Argentina’s Government Cuts Pensions As Anti-Austerity Protests Intensify


A controversial bid to reform Argentina’s pension regime has passed in the National Congress amid intensifying anti-government protests seeking to halt the bill’s progress. According to official sources, approximately 49 people have been arrested in connection with the protests, and another 147 people (including police officers) treated for injuries of varying severity. Protestors say the change will disproportionately affect Argentina’s poor and elderly, who in many cases rely on the pension to survive once they reach retirement age.

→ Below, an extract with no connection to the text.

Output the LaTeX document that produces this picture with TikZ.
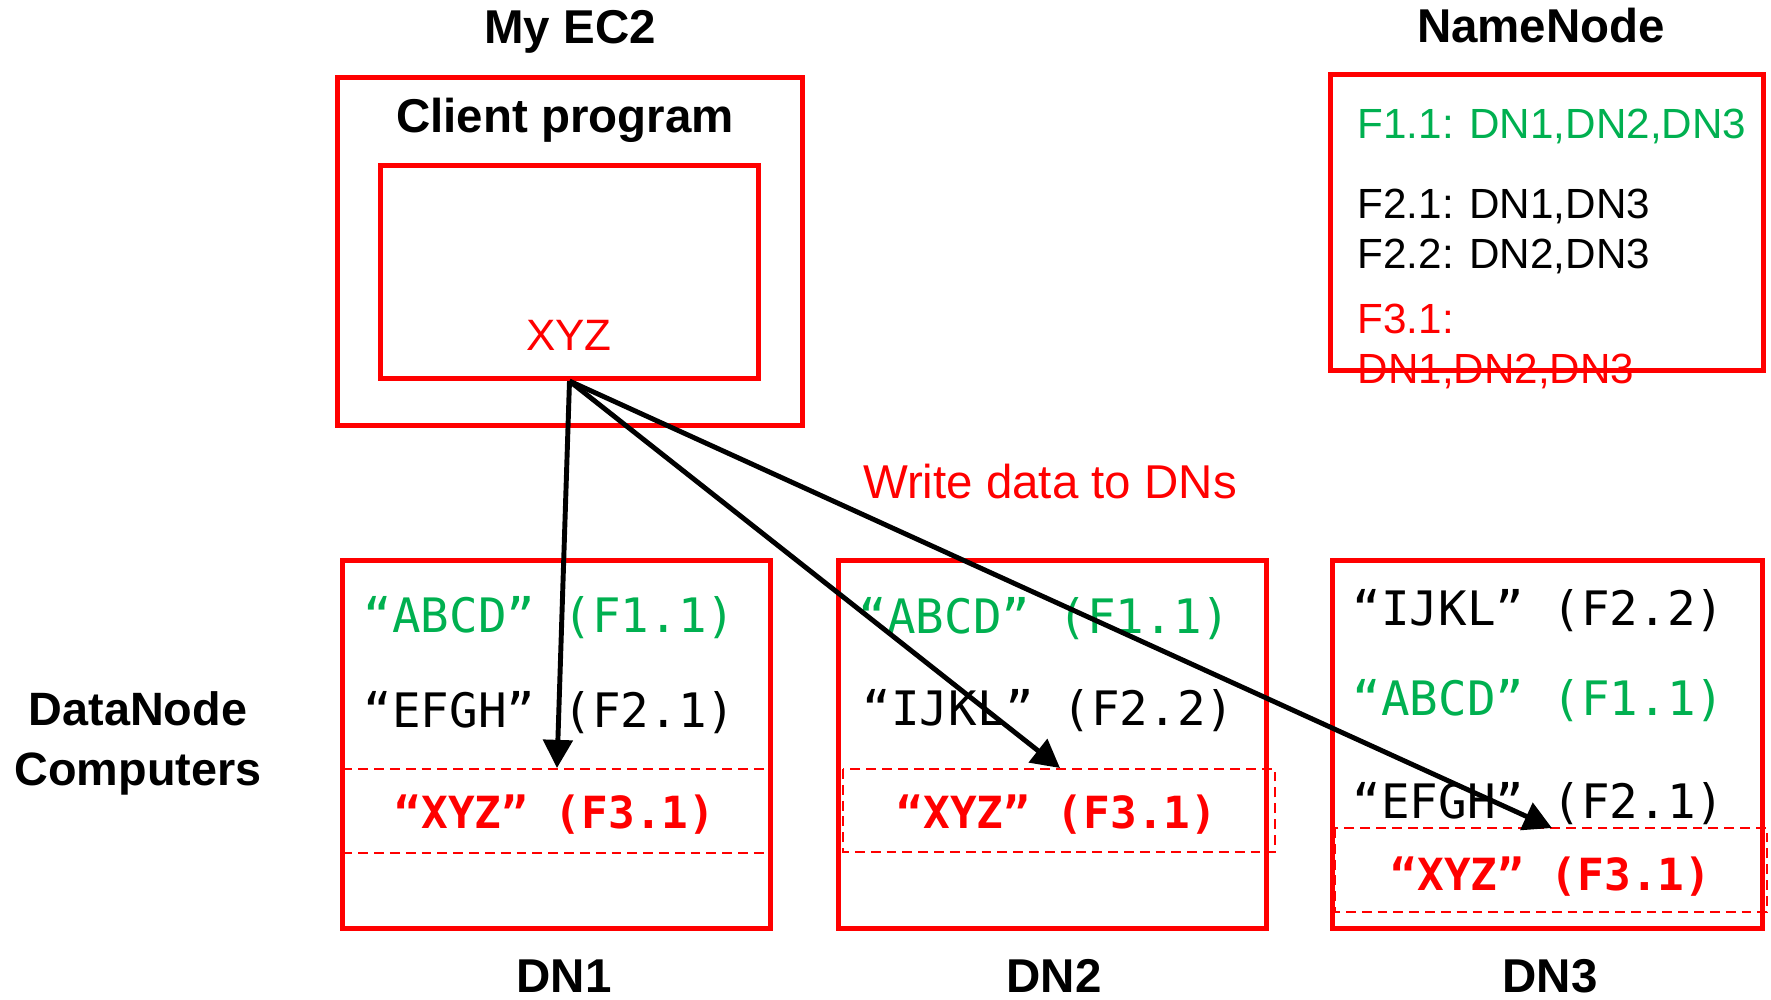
\documentclass[tikz,border=0pt]{standalone}
\usepackage{fontspec}
\setmainfont{Liberation Sans}
\newfontfamily\monofam{DejaVu Sans Mono}
\usetikzlibrary{arrows.meta}
\definecolor{okgreen}{RGB}{0,176,80}
\definecolor{hred}{RGB}{255,0,0}
\begin{document}
\begin{tikzpicture}[x=0.01cm,y=-0.01cm,
  box/.style={draw=hred, line width=1.42pt, inner sep=0pt, minimum width=#1},
  title/.style={font=\bfseries\fontsize{13.5}{16}\selectfont, anchor=base, inner sep=0pt},
  nntext/.style={font=\fontsize{12}{14}\selectfont, anchor=base west, inner sep=0pt},
  blocktext/.style={font=\monofam\fontsize{13.5}{16}\selectfont, anchor=base west, inner sep=0pt},
  newblock/.style={font=\monofam\bfseries\fontsize{12.6}{15}\selectfont, text=hred, anchor=base, inner sep=0pt},
  slot/.style={draw=hred, line width=0.6pt, dash pattern=on 2.8pt off 1.7pt},
  writearrow/.style={draw=black, line width=1.4pt, -{Triangle[length=8pt,width=8.3pt]}}
]
\useasboundingbox (0,0) rectangle (1771,999);

% ---------- client machine ----------
\node[box=4.65cm, minimum height=3.48cm] (ec2) at (570,251.5) {};
\node[box=3.78cm, minimum height=2.13cm] (client) at (569.5,272) {};
\node[title] (ec2lbl) at (570,43) {My EC2};
\node[title] (clientlbl) at (565,132) {Client program};
\node[font=\fontsize{12.5}{15}\selectfont, text=hred, anchor=base, inner sep=0pt] (xyz) at (569,350) {XYZ};

% ---------- name node ----------
\node[title] (nnlbl) at (1541,42) {NameNode};
\node[nntext, text=okgreen] (m11) at (1357,138) {F1.1: DN1,DN2,DN3};
\node[nntext] (m21) at (1357,218) {F2.1: DN1,DN3};
\node[nntext] (m22) at (1357,268) {F2.2: DN2,DN3};
\node[nntext, text=hred] (m31a) at (1357,333) {F3.1:};
\node[nntext, text=hred] (m31b) at (1357,383) {DN1,DN2,DN3};
\node[box=4.33cm, minimum height=2.96cm] (nn) at (1547,222.5) {};

% ---------- data nodes ----------
\node[box=4.28cm, minimum height=3.68cm] (dn1) at (556.5,744.5) {};
\node[box=4.28cm, minimum height=3.68cm] (dn2) at (1052.5,744.5) {};
\node[box=4.30cm, minimum height=3.68cm] (dn3) at (1547.5,744.5) {};

\node[title] (dn1lbl) at (564,992) {DN1};
\node[title] (dn2lbl) at (1054,992) {DN2};
\node[title] (dn3lbl) at (1550,992) {DN3};

\node[font=\bfseries\fontsize{13.3}{17}\selectfont, align=center, inner sep=0pt, anchor=base] (dngrp) at (138,785)
  {DataNode\\Computers};

% block slots for the new block
\draw[slot] (342.5,769) -- (770.5,769);
\draw[slot] (342.5,853) -- (770.5,853);
\draw[slot] (843,769) rectangle (1275,852);
\draw[slot] (1335,828) rectangle (1767,912);

% DN1 contents
\node[blocktext, text=okgreen] (d1a) at (363,632) {“ABCD” (F1.1)};
\node[blocktext] (d1b) at (363,727) {“EFGH” (F2.1)};
\node[newblock] (d1c) at (555,828) {“XYZ” (F3.1)};

% DN2 contents
\node[blocktext, text=okgreen] (d2a) at (858,633) {“ABCD” (F1.1)};
\node[blocktext] (d2b) at (862,725) {“IJKL” (F2.2)};
\node[newblock] (d2c) at (1057,828) {“XYZ” (F3.1)};

% DN3 contents
\node[blocktext] (d3a) at (1352,625) {“IJKL” (F2.2)};
\node[blocktext, text=okgreen] (d3b) at (1352,715) {“ABCD” (F1.1)};
\node[blocktext] (d3c) at (1352,818) {“EFGH” (F2.1)};
\node[newblock] (d3d) at (1551,890) {“XYZ” (F3.1)};

% ---------- writes ----------
\node[font=\fontsize{13.5}{16}\selectfont, text=hred, anchor=base, inner sep=0pt] (writelbl) at (1050,498) {Write data to DNs};

\coordinate (t1) at (557,768);
\coordinate (t2) at (1060,768);
\coordinate (t3) at (1552,828);
\draw[writearrow] (client.south) -- (t1);
\draw[writearrow] (client.south) -- (t2);
\draw[writearrow] (client.south) -- (t3);
\end{tikzpicture}
\end{document}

The proposed changes – involving a change in the way pension is calculated – would result in a saving of almost 100 billion pesos (approximately $5.7 billion U.S.D.) in the amount of annual government spending directed to spending on pensions in Argentina. It would form part of a package of market reforms proposed by President Mauricio Mauri’s fiscally conservative “Cambiemos” (“Let’s Change”) coalition. Despite claims that the pension reform will allow the government to prioritize public funds for attracting foreign investment and restoring Argentina’s economy to a rate of steady growth, critics have pointed out that the reform essentially seeks to revitalize Argentina’s economy at the expense of the most vulnerable in its society – the poor and elderly.

Described as policies of “misery and hunger” by the Secretary-General of Argentina’s National Confederation of Labour, many resent the reforms as another instance of perceived “meddling” in the political affairs of Argentina by neoliberal economic institutions like the International Monetary Fund (IMF).

The country has had a long and rocky history with the IMF that has left Argentinians justifiably suspicious of its motives. In 1998, for example, Argentina was hit by a devastating recession that left its domestic economy reeling and millions of Argentinians in poverty. At the behest of the IMF, Argentina’s economy underwent three years of painful austerity treatment, slashing billions off public expenditure in exchange for loans. Yet this proverbial “shock treatment” failed to produce any improvement for Argentina – in fact, only once Argentina ignored the IMF’s advice and defaulted on its debts did it begin to see any improvements. Since this experience, protests against austerity measures have become a regular occurrence.

Until Monday, the pressure applied by a coalition of citizen protestors, community organizations, and influential labour unions paralyzed parliamentary debate on the bill, creating hope that widespread opposition to the changes would force the Mauri administration to drop the proposal. The passage of the bill represents a serious setback for Argentina’s opposition and sections of the community fighting to keep Argentina’s economic policy as focused on its vulnerable poor and elderly – especially in indigenous communities. If the current administration is serious about further reducing Argentina’s 28.6% poverty rate, it is clearly failing to communicate that it has these issues at the forefront of its approach to rebuilding Argentina’s economy. Policy reassurances must be given to Argentinians that the government is still working in their best interests, and not those of large corporations and financial institutes.